Circular repetition thresholds on some small alphabets: Last cases of Gorbunova's conjecture

Abstract: A word is called $\beta$-free if it has no factors of exponent greater than or equal to $\beta$. The repetition threshold $\mathrm{RT}(k)$ is the infimum of the set of all $\beta$ such that there are arbitrarily long $k$-ary $\beta$-free words (or equivalently, there are $k$-ary $\beta$-free words of every sufficiently large length, or even every length). These three equivalent definitions of the repetition threshold give rise to three natural definitions of a repetition threshold for circular words.

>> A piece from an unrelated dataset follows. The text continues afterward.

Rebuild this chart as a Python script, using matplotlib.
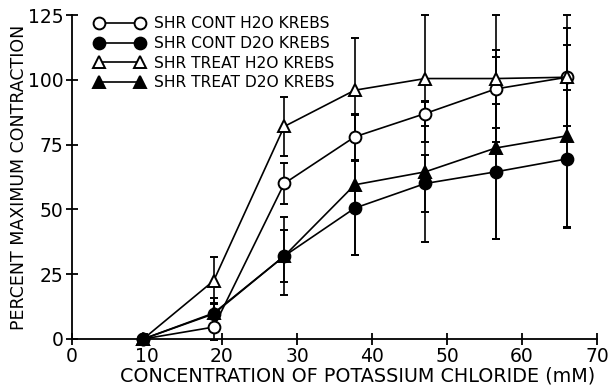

The infimum of the set of all $\beta$ such that - there are arbitrarily long $k$-ary $\beta$-free circular words is called the weak circular repetition threshold, denoted $\mathrm{CRT}{\mathrm{W}}(k)$; - there are $k$-ary $\beta$-free circular words of every sufficiently large length is called the intermediate circular repetition threshold, denoted $\mathrm{CRT}{\mathrm{I}}(k)$; - there are $k$-ary $\beta$-free circular words of every length is called the strong circular repetition threshold, denoted $\mathrm{CRT}{\mathrm{S}}(k)$. We prove that $\mathrm{CRT}{\mathrm{S}}(4)=\tfrac{3}{2}$ and $\mathrm{CRT}{\mathrm{S}}(5)=\tfrac{4}{3}$, confirming a conjecture of Gorbunova and providing the last unknown values of the strong circular repetition threshold. We also prove that $\mathrm{CRT}{\mathrm{I}}(3)=\mathrm{CRT}_{\mathrm{W}}(3)=\mathrm{RT}(3)=\tfrac{7}{4}$.